A 2023 WebAIM analysis of the home pages of the top one million websites revealed a sobering statistic: 96.3% had detectable WCAG 2 failures. The most common issues were low contrast text (83.6% of pages), missing alternative text for images (58.2%), and empty links (49.9%). This data starkly illustrates the massive gap that still exists between accessibility awareness and effective implementation.



The Future of Accessible UX



The field of digital accessibility is constantly evolving. Staying ahead of trends is key to building future-proof, inclusive products.

Artificial Intelligence and Accessibility

AI presents both immense opportunities and potential pitfalls. On one hand, AI can power tools for automated alt-text generation, real-time transcription, and more sophisticated accessibility testing. On the other, over-reliance on AI without human oversight can lead to inaccurate captions or meaningless alt text. The future lies in using AI as a powerful assistant to human experts, not a replacement for them.

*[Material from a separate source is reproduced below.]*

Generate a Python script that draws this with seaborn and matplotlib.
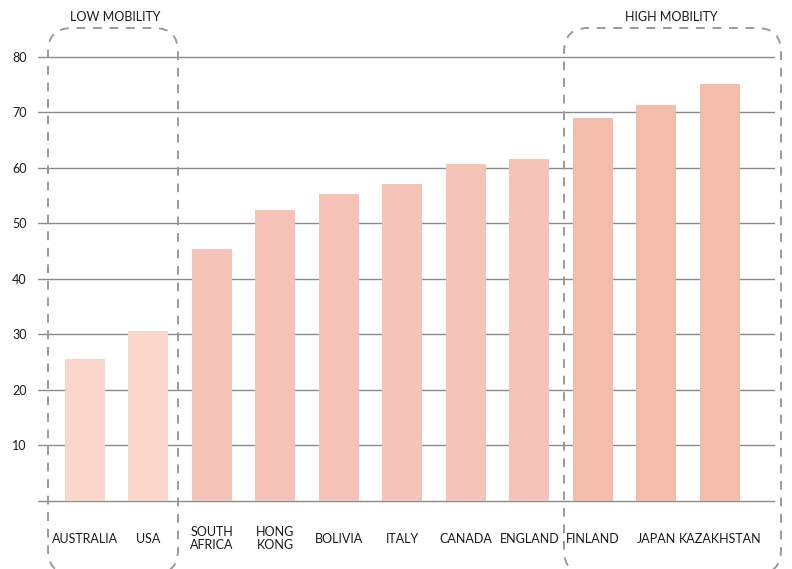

Voice User Interfaces (VUI) and IoT

As we interact more with smart speakers, connected appliances, and other Internet of Things (IoT) devices, the principles of accessible UX must extend beyond the screen. Designing for voice requires a focus on simple command structures, clear feedback, and forgiving error handling—principles that mirror the “Understandable” and “Operable” tenets of WCAG.

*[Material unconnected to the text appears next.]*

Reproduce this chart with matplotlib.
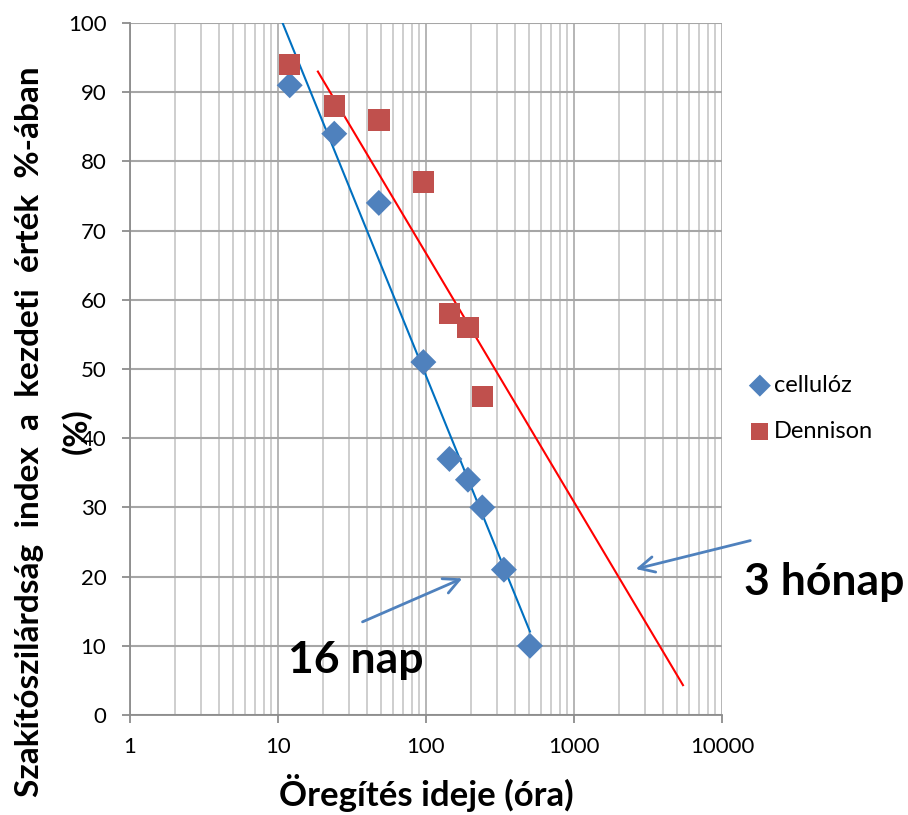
import numpy as np
import matplotlib
matplotlib.use("Agg")
import matplotlib.pyplot as plt

# Data
cell_x = [12, 24, 48, 96, 144, 192, 240, 336, 504]
cell_y = [91, 84, 74, 51, 37, 34, 30, 21, 10]
denn_x = [12, 24, 48, 96, 144, 192, 240]
denn_y = [94, 88, 86, 77, 58, 56, 46]

# Trendline spans (log fits, with forecast)
cell_trend_range = [9, 504]
denn_trend_range = [18.6, 5450]

x_ticks = [1, 10, 100, 1000, 10000]
x_tick_labels = ["1", "10", "100", "1000", "10000"]
y_ticks = [0, 10, 20, 30, 40, 50, 60, 70, 80, 90, 100]

plt.rcParams["font.family"] = ["Lato", "DejaVu Sans"]

fig = plt.figure(figsize=(9.08, 8.15), dpi=100)
ax = fig.add_axes([130 / 908, 1 - 715 / 815, 592 / 908, 692 / 815])

ax.set_xscale("log")
ax.set_xlim(1, 10000)
ax.set_ylim(0, 100)

# grid
minor = [m * 10 ** d for d in range(4) for m in range(2, 10)]
for xv in minor:
    ax.axvline(xv, color="#c6c6c6", lw=1.2, zorder=0)
for xv in x_ticks:
    ax.axvline(xv, color="#b0b0b0", lw=1.3, zorder=0)
for yv in y_ticks:
    ax.axhline(yv, color="#a6a6a6", lw=1.5, zorder=0)

# trendlines: y = a*ln(x) + b
def log_fit(xs, ys, span):
    a, b = np.polyfit(np.log(xs), ys, 1)
    xx = np.array(span, dtype=float)
    return xx, a * np.log(xx) + b

tx, ty = log_fit(cell_x, cell_y, cell_trend_range)
ax.plot(tx, ty, color="#0070C0", lw=1.5, zorder=2)
tx, ty = log_fit(denn_x, denn_y, denn_trend_range)
ax.plot(tx, ty, color="#FF0000", lw=1.5, zorder=2)

ax.scatter(cell_x, cell_y, marker="D", s=175, color="#4F81BD", zorder=3,
           label="cellulóz", edgecolors="none")
ax.scatter(denn_x, denn_y, marker="s", s=240, color="#C0504D", zorder=3,
           label="Dennison", edgecolors="none")

for s in ["top", "right"]:
    ax.spines[s].set_visible(False)
for s in ["left", "bottom"]:
    ax.spines[s].set_color("#8c8c8c")
    ax.spines[s].set_linewidth(1.3)

ax.set_xticks(x_ticks)
ax.set_xticklabels(x_tick_labels)
ax.xaxis.set_minor_locator(matplotlib.ticker.NullLocator())
ax.set_yticks(y_ticks)
ax.tick_params(axis="both", labelsize=16, colors="#8c8c8c", labelcolor="black",
               length=6, width=1.3, direction="out")
ax.tick_params(axis="x", pad=10)
ax.tick_params(axis="y", pad=11)

ax.set_xlabel("Öregítés ideje (óra)", fontsize=25, fontweight="bold", labelpad=12)

fig.text(30 / 908, 1 - 432 / 815, "Szakítószilárdság  index  a  kezdeti  érték  %-ában",
         rotation=90, ha="center", va="center", fontsize=24, fontweight="bold")
fig.text(76 / 908, 1 - 431 / 815, "(%)", rotation=90, ha="center", va="center",
         fontsize=24, fontweight="bold")

leg = ax.legend(loc="center left", bbox_to_anchor=(1.048, 0.443), frameon=False,
                fontsize=17, handlelength=0.8, handletextpad=0.2, labelspacing=1.07,
                borderaxespad=0, borderpad=0)
leg.legend_handles[0].set_sizes([126])
leg.legend_handles[1].set_sizes([150])

# annotations
ax.annotate("", xy=(183, 19.9), xytext=(35.8, 13.3),
            arrowprops=dict(arrowstyle="->", color="#4F81BD", lw=2, mutation_scale=28))
ax.annotate("", xy=(2505, 21.0), xytext=(16200, 25.3), annotation_clip=False,
            arrowprops=dict(arrowstyle="->", color="#4F81BD", lw=2, mutation_scale=28))
fig.text(356 / 908, 1 - 660 / 815, "16 nap", ha="center", va="center",
         fontsize=32, fontweight="bold")
fig.text(824 / 908, 1 - 582 / 815, "3 hónap", ha="center", va="center",
         fontsize=32, fontweight="bold")

fig.savefig("out.png", dpi=100)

Immersive Experiences (AR/VR)

The next frontier is augmented and virtual reality. How do we ensure these immersive worlds are accessible? This involves new challenges, such as providing alternative navigation for users with mobility impairments, offering haptic feedback for non-visual cues, and ensuring interfaces are usable for people with low vision or color blindness.

WCAG 3.0 (Project “Silver”)

The W3C is already working on the next major version of the accessibility guidelines. WCAG 3.0 is expected to have a different structure, focusing more on user outcomes and testing methodologies. It aims to be more flexible and better able to accommodate a wider range of disabilities and future technologies, moving beyond the true/false success criteria of WCAG 2.x.